Breakfast on the road

Sweet saffron milk is the way Jodhpur wakes up

What would you have for breakfast if you were on the road out of Jodhpur early in the morning? We stopped at one of the many eateries which were already open on the main road: Nai Sarak, to check out the options. First thing, a glass of milk with some saffron thrown in. You can see from the featured photo that it is thickened slightly. It has quite a clientele. I prefer a glassful of chai, but I didn’t mind taking a little sip of the local morning’s brew for the taste. That sip told me that quite a bit of sugar had also been thrown into the mix.

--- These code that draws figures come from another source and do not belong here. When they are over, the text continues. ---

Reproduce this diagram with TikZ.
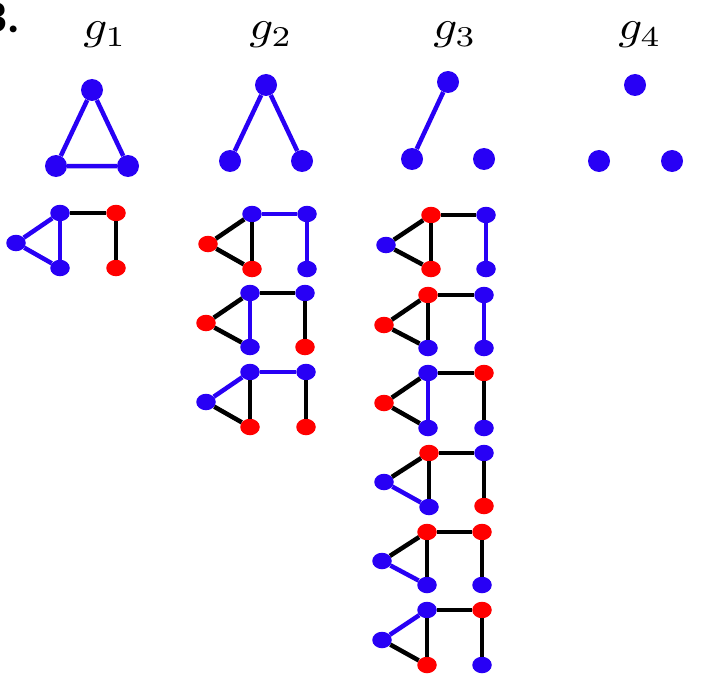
\documentclass[tikz,border=0pt]{standalone}
\usepackage{fontspec}
\newfontfamily\labfont{Carlito}
\usetikzlibrary{shapes.geometric}
\definecolor{nb}{RGB}{40,0,245}
\definecolor{nr}{RGB}{255,0,0}
\tikzset{
  big/.style={circle,fill=nb,minimum size=22pt,inner sep=0pt},
  bn/.style={ellipse,fill=nb,minimum width=19.5pt,minimum height=16.5pt,inner sep=0pt},
  rn/.style={ellipse,fill=nr,minimum width=19.5pt,minimum height=16.5pt,inner sep=0pt},
  bedge/.style={draw=nb,line width=4.5pt},
  kedge/.style={draw=black,line width=4.5pt},
  glab/.style={xscale=4.7,yscale=4.1,inner sep=0pt,anchor=base}
}
\begin{document}
\begin{tikzpicture}[x=1pt,y=-1pt]
\fill[white] (0,0) rectangle (708,679);
\useasboundingbox (0,0) rectangle (708,679);
% panel letter (cropped)
\node[inner sep=0pt,anchor=base east,font=\labfont\bfseries\fontsize{46}{50}\selectfont] (panel) at (20,33) {B.};
% labels
\node[glab] (l1) at (105,40) {$g_1$};
\node[glab] (l2) at (271,40) {$g_2$};
\node[glab] (l3) at (455,40) {$g_3$};
\node[glab] (l4) at (640,40) {$g_4$};
% top graphs
\node[big] (t1a) at (92,90) {};
\node[big] (t1b) at (56,166) {};
\node[big] (t1c) at (128,166) {};
\draw[bedge] (t1a) -- (t1b) -- (t1c) -- (t1a);
\node[big] (t2a) at (266,85) {};
\node[big] (t2b) at (230,161) {};
\node[big] (t2c) at (302,161) {};
\draw[bedge] (t2b) -- (t2a) -- (t2c);
\node[big] (t3a) at (448,82) {};
\node[big] (t3b) at (412,159) {};
\node[big] (t3c) at (484,159) {};
\draw[bedge] (t3a) -- (t3b);
\node[big] (t4a) at (635,85) {};
\node[big] (t4b) at (599,161) {};
\node[big] (t4c) at (672,161) {};
% column 1
\node[bn] (aL) at (16,243) {};
\node[bn] (aA) at (60,213) {};
\node[bn] (aB) at (60,268) {};
\node[rn] (aC) at (116,213) {};
\node[rn] (aD) at (116,268) {};
\draw[bedge] (aL) -- (aA); \draw[bedge] (aL) -- (aB); \draw[bedge] (aA) -- (aB);
\draw[kedge] (aA) -- (aC); \draw[kedge] (aC) -- (aD);
% column 2, graph 1
\node[rn] (bL) at (208,244) {};
\node[bn] (bA) at (252,214) {};
\node[rn] (bB) at (252,269) {};
\node[bn] (bC) at (307,214) {};
\node[bn] (bD) at (307,269) {};
\draw[kedge] (bL) -- (bA); \draw[kedge] (bL) -- (bB); \draw[kedge] (bA) -- (bB);
\draw[bedge] (bA) -- (bC); \draw[bedge] (bC) -- (bD);
% column 2, graph 2
\node[rn] (cL) at (206,323) {};
\node[bn] (cA) at (250,293) {};
\node[bn] (cB) at (250,347) {};
\node[bn] (cC) at (305,293) {};
\node[rn] (cD) at (305,347) {};
\draw[kedge] (cL) -- (cA); \draw[kedge] (cL) -- (cB); \draw[bedge] (cA) -- (cB);
\draw[kedge] (cA) -- (cC); \draw[kedge] (cC) -- (cD);
% column 2, graph 3
\node[bn] (dL) at (206,402) {};
\node[bn] (dA) at (250,372) {};
\node[rn] (dB) at (250,427) {};
\node[bn] (dC) at (306,372) {};
\node[rn] (dD) at (306,427) {};
\draw[bedge] (dL) -- (dA); \draw[kedge] (dL) -- (dB); \draw[kedge] (dA) -- (dB);
\draw[bedge] (dA) -- (dC); \draw[kedge] (dC) -- (dD);
% column 3, graph 1
\node[bn] (eL) at (386,245) {};
\node[rn] (eA) at (431,215) {};
\node[rn] (eB) at (431,269) {};
\node[bn] (eC) at (486,215) {};
\node[bn] (eD) at (486,269) {};
\draw[kedge] (eL) -- (eA); \draw[kedge] (eL) -- (eB); \draw[kedge] (eA) -- (eB);
\draw[kedge] (eA) -- (eC); \draw[bedge] (eC) -- (eD);
% column 3, graph 2
\node[rn] (fL) at (384,325) {};
\node[rn] (fA) at (428,295) {};
\node[bn] (fB) at (428,348) {};
\node[bn] (fC) at (484,295) {};
\node[bn] (fD) at (484,348) {};
\draw[kedge] (fL) -- (fA); \draw[kedge] (fL) -- (fB); \draw[kedge] (fA) -- (fB);
\draw[kedge] (fA) -- (fC); \draw[bedge] (fC) -- (fD);
% column 3, graph 3
\node[rn] (gL) at (384,403) {};
\node[bn] (gA) at (428,373) {};
\node[bn] (gB) at (428,428) {};
\node[rn] (gC) at (484,373) {};
\node[bn] (gD) at (484,428) {};
\draw[kedge] (gL) -- (gA); \draw[kedge] (gL) -- (gB); \draw[bedge] (gA) -- (gB);
\draw[kedge] (gA) -- (gC); \draw[kedge] (gC) -- (gD);
% column 3, graph 4
\node[bn] (hL) at (384,482) {};
\node[rn] (hA) at (429,453) {};
\node[bn] (hB) at (429,507) {};
\node[bn] (hC) at (484,453) {};
\node[rn] (hD) at (484,506) {};
\draw[kedge] (hL) -- (hA); \draw[bedge] (hL) -- (hB); \draw[kedge] (hA) -- (hB);
\draw[kedge] (hA) -- (hC); \draw[kedge] (hC) -- (hD);
% column 3, graph 5
\node[bn] (iL) at (382,561) {};
\node[rn] (iA) at (427,532) {};
\node[bn] (iB) at (427,585) {};
\node[rn] (iC) at (482,532) {};
\node[bn] (iD) at (482,585) {};
\draw[kedge] (iL) -- (iA); \draw[bedge] (iL) -- (iB); \draw[kedge] (iA) -- (iB);
\draw[kedge] (iA) -- (iC); \draw[kedge] (iC) -- (iD);
% column 3, graph 6
\node[bn] (jL) at (382,640) {};
\node[bn] (jA) at (427,610) {};
\node[rn] (jB) at (427,665) {};
\node[rn] (jC) at (482,610) {};
\node[bn] (jD) at (482,665) {};
\draw[bedge] (jL) -- (jA); \draw[kedge] (jL) -- (jB); \draw[kedge] (jA) -- (jB);
\draw[kedge] (jA) -- (jC); \draw[kedge] (jC) -- (jD);
\end{tikzpicture}
\end{document}
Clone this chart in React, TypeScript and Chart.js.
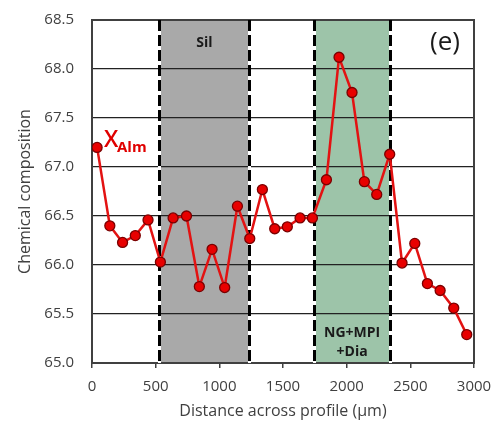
import React, { useEffect, useRef } from "react";
import { Chart, registerables } from "chart.js";

Chart.register(...registerables);

const distances = [40, 140, 240, 340, 440, 537, 637, 742, 843, 943, 1042, 1142, 1239, 1338, 1435, 1534, 1634, 1731, 1841, 1940, 2042, 2139, 2236, 2338, 2435, 2535, 2634, 2734, 2841, 2943];
const xAlm = [67.2, 66.4, 66.23, 66.3, 66.46, 66.03, 66.48, 66.5, 65.78, 66.16, 65.77, 66.6, 66.27, 66.77, 66.37, 66.39, 66.48, 66.48, 66.87, 68.12, 67.76, 66.85, 66.72, 67.13, 66.02, 66.22, 65.81, 65.74, 65.56, 65.29];
const silZone = [530, 1236];
const ngZone = [1744, 2341];
const yTicks = [65.0, 65.5, 66.0, 66.5, 67.0, 67.5, 68.0, 68.5];
const xTicks = [0, 500, 1000, 1500, 2000, 2500, 3000];

const FONT = "'Open Sans', 'DejaVu Sans', sans-serif";

const overlayPlugin = {
  id: "overlay",
  beforeDraw(chart: any) {
    const { ctx, chartArea: a, scales } = chart;
    const x = scales.x;
    ctx.save();
    ctx.fillStyle = "#ffffff";
    ctx.fillRect(a.left, a.top, a.right - a.left, a.bottom - a.top);
    ctx.fillStyle = "#a9a9a9";
    ctx.fillRect(x.getPixelForValue(silZone[0]), a.top, x.getPixelForValue(silZone[1]) - x.getPixelForValue(silZone[0]), a.bottom - a.top);
    ctx.fillStyle = "#9dc4a9";
    ctx.fillRect(x.getPixelForValue(ngZone[0]), a.top, x.getPixelForValue(ngZone[1]) - x.getPixelForValue(ngZone[0]), a.bottom - a.top);
    ctx.restore();
  },
  beforeDatasetsDraw(chart: any) {
    const { ctx, chartArea: a, scales } = chart;
    const x = scales.x;
    ctx.save();
    ctx.strokeStyle = "#404040";
    ctx.lineWidth = 2;
    ctx.strokeRect(a.left, a.top, a.right - a.left, a.bottom - a.top);
    const bounds = [silZone[0], silZone[1], ngZone[0], ngZone[1]];
    for (const b of bounds) {
      const px = Math.round(x.getPixelForValue(b)) + 0.5;
      ctx.setLineDash([]);
      ctx.strokeStyle = "#ffffff";
      ctx.lineWidth = 3;
      ctx.beginPath();
      ctx.moveTo(px, a.top);
      ctx.lineTo(px, a.bottom);
      ctx.stroke();
      ctx.setLineDash([11, 4]);
      ctx.strokeStyle = "#000000";
      ctx.beginPath();
      ctx.moveTo(px, a.top);
      ctx.lineTo(px, a.bottom);
      ctx.stroke();
    }
    ctx.setLineDash([]);
    ctx.fillStyle = "#1a1a1a";
    ctx.textAlign = "center";
    ctx.textBaseline = "middle";
    ctx.font = `bold 14px ${FONT}`;
    const silC = (x.getPixelForValue(silZone[0]) + x.getPixelForValue(silZone[1])) / 2;
    ctx.fillText("Sil", silC, a.top + 23);
    const ngC = (x.getPixelForValue(ngZone[0]) + x.getPixelForValue(ngZone[1])) / 2;
    ctx.fillText("NG+MPI", ngC, a.bottom - 30);
    ctx.fillText("+Dia", ngC, a.bottom - 11);
    ctx.font = `26px ${FONT}`;
    ctx.fillText("(e)", a.right - 29, a.top + 23);
    ctx.fillStyle = "#e00000";
    ctx.textAlign = "left";
    ctx.textBaseline = "alphabetic";
    ctx.font = `600 23px ${FONT}`;
    ctx.fillText("X", 104, 147);
    ctx.font = `bold 15px ${FONT}`;
    ctx.fillText("Alm", 117, 152);
    ctx.restore();
  },
};

export default function App() {
  const ref = useRef<HTMLCanvasElement | null>(null);
  useEffect(() => {
    if (!ref.current) return;
    const chart = new Chart(ref.current, {
      type: "line",
      data: {
        datasets: [
          {
            label: "XAlm",
            data: distances.map((d, i) => ({ x: d, y: xAlm[i] })),
            borderColor: "#e31212",
            borderWidth: 2.5,
            backgroundColor: "#e80000",
            pointBackgroundColor: "#e80000",
            pointBorderColor: "#7a0000",
            pointBorderWidth: 1.3,
            pointRadius: 5,
            tension: 0,
          },
        ],
      },
      options: {
        animation: false,
        responsive: false,
        maintainAspectRatio: false,
        layout: { padding: { top: 20, right: 20, left: 0, bottom: 0 } },
        plugins: { legend: { display: false }, tooltip: { enabled: false } },
        scales: {
          x: {
            type: "linear",
            min: 0,
            max: 3000,
            afterBuildTicks: (s: any) => {
              s.ticks = xTicks.map((v) => ({ value: v }));
            },
            afterFit: (s: any) => {
              s.height = 67;
              s.paddingLeft = 0;
              s.paddingRight = 0;
            },
            grid: { display: true, drawOnChartArea: false, drawTicks: true, tickLength: 5, color: "#404040", lineWidth: 1.5 },
            border: { display: true, color: "#404040", width: 2 },
            ticks: { color: "#404040", font: { family: FONT, size: 15 }, padding: 10, maxRotation: 0, callback: (v: any) => String(v) },
            title: { display: true, text: "Distance across profile (μm)", color: "#404040", font: { family: FONT, size: 16 }, padding: { top: 4, bottom: 9 } },
          },
          y: {
            type: "linear",
            min: 65,
            max: 68.5,
            afterBuildTicks: (s: any) => {
              s.ticks = yTicks.map((v) => ({ value: v }));
            },
            afterFit: (s: any) => {
              s.width = 92;
              s.paddingTop = 0;
              s.paddingBottom = 0;
            },
            grid: { display: true, drawTicks: false, color: "#222222", lineWidth: 1.3 },
            border: { display: true, color: "#404040", width: 2 },
            ticks: { color: "#404040", font: { family: FONT, size: 15 }, padding: 18, callback: (v: any) => Number(v).toFixed(1) },
            title: { display: true, text: "Chemical composition", color: "#404040", font: { family: FONT, size: 16 }, padding: { top: 16, bottom: 4 } },
          },
        },
      },
      plugins: [overlayPlugin],
    });
    return () => chart.destroy();
  }, []);
  return (
    <div style={{ position: "fixed", left: 0, top: 0, width: 494, height: 430, background: "#fff" }}>
      <canvas ref={ref} width={494} height={430} style={{ width: 494, height: 430 }} />
    </div>
  );
}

Milk and jalebis are a standard north-Indian breakfast combination. Sure enough, right next to the milk wallah was this jalebi man frying his jalebis. I love watching a person frying jalebis; the elegance of movement which produces these tight spirals is fascinating. The hot jalebis soak up the sugar syrup easily. Traditionally, the sugar has some saffron thrown into it for the colour. Wonderfully tasty stuff, but that oil is hydrogenated, as you can see in the large tin next to the karhai. I don’t have much of jalebi any more, but I did give in to temptation and had one. I had to squelch the temptation to have a second one very firmly.

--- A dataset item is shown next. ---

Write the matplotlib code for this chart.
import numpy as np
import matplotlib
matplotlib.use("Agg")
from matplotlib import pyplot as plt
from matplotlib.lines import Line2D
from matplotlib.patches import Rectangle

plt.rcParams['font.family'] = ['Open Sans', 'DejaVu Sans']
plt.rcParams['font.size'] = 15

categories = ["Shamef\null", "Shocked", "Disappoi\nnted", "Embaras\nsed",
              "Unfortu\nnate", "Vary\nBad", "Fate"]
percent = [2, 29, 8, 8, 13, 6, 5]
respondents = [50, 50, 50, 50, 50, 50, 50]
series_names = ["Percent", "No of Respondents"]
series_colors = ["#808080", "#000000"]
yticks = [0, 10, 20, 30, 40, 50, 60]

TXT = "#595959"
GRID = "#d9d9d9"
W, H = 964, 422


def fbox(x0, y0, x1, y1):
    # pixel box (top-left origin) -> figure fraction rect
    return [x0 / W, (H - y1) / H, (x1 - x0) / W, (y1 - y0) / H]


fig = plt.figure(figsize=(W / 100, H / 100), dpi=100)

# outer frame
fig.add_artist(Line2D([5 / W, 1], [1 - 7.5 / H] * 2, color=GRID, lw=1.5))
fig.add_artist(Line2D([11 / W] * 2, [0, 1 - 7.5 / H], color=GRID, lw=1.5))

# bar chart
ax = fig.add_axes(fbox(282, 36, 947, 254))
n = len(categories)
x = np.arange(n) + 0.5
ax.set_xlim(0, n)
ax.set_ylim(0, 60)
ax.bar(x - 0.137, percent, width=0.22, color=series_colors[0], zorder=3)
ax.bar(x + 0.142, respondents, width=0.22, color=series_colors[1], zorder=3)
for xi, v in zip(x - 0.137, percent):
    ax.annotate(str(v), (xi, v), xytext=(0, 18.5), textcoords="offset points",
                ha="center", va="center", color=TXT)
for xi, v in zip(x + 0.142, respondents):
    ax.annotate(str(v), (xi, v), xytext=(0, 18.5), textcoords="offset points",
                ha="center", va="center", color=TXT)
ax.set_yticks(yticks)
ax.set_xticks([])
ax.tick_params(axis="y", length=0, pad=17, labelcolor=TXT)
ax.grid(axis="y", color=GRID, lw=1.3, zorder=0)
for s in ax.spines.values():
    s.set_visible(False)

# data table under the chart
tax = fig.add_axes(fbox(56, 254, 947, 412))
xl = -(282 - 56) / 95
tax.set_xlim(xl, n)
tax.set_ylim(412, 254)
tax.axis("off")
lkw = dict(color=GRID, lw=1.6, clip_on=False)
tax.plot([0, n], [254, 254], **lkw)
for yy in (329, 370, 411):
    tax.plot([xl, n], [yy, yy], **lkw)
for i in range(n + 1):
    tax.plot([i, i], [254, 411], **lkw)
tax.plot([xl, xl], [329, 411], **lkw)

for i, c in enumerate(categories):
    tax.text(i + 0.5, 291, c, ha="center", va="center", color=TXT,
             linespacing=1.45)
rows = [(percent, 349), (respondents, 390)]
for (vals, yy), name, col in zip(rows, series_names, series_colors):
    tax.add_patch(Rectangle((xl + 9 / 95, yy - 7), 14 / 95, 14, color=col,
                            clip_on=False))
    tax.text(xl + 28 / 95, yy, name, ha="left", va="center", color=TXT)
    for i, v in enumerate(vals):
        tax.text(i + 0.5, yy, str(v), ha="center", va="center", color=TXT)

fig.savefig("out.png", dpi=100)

Two sweets left my mouth too sweet. In Jodhpur the antidotes to an overdose of sweets are easily at hand. The shop had batter-fried chilis. We’d seen a man make them the previous evening (photo above). The Family asked for a hot one right out of the frier, but was told very firmly that they are meant to be eaten cold. We shared one in the morning. The big fat chilis are not very hot, but they are flavourful. They reminded me of the fried chilis we ate in Madrid. So that’s a good breakfast: two sweets, a large glassful of tea, and a fried chili. Just what we needed to set out on a long day’s drive into the desert.

Breakfast and butterflies

Tamil spotted flat

In Valparai breakfast was always late and large. Our mornings started a little before sunrise. We would gulp down a quick cup of tea and a couple of biscuits before leaving for a round of bird-watching. The real breakfast would start at about nine, after we got back. It always began with a ritual serving of fresh fruits. I was really amazed at the skill with which the kitchen produced bananas sliced into two precisely equal longitudinal halves. I tried this at home, and failed miserably. Then there were idlis with the famous Tamil gunpowder and coconut chutney, perhaps dosas or adai with sambar or appams with stew, and any amount of toast with eggs. Everything was very well done. Even the bread was surprisingly good.

On our second morning we arrived at breakfast to find a dark butterfly fluttering around our table. The Family asked me for an identification, and I was a little stumped. I hemmed and said it was not a moth but a butterfly, one of the variety called skippers. The only way to be certain is to look at the antennae: skippers have ones which are shaped like hockey sticks. But I couldn’t get beyond that. Very tentatively I said “rice swift”, knowing this was wrong. I took a photograph for later identification. ID wasn’t so easy: it could have been the weirdly named “restricted demon” except that it had too few spots. After a couple of other false leads I finally saw the pefect match. It is the Tamil spotted flat. It is common in the Nilgiris.

It fluttered repeatedly against the window glass, so I decided to do a good deed and opened the window to let it out. It fluttered on to the flower bed just outside. A bulbul darted in, picked it up and flew off. The Family and I looked at each other, and settled in for breakfast.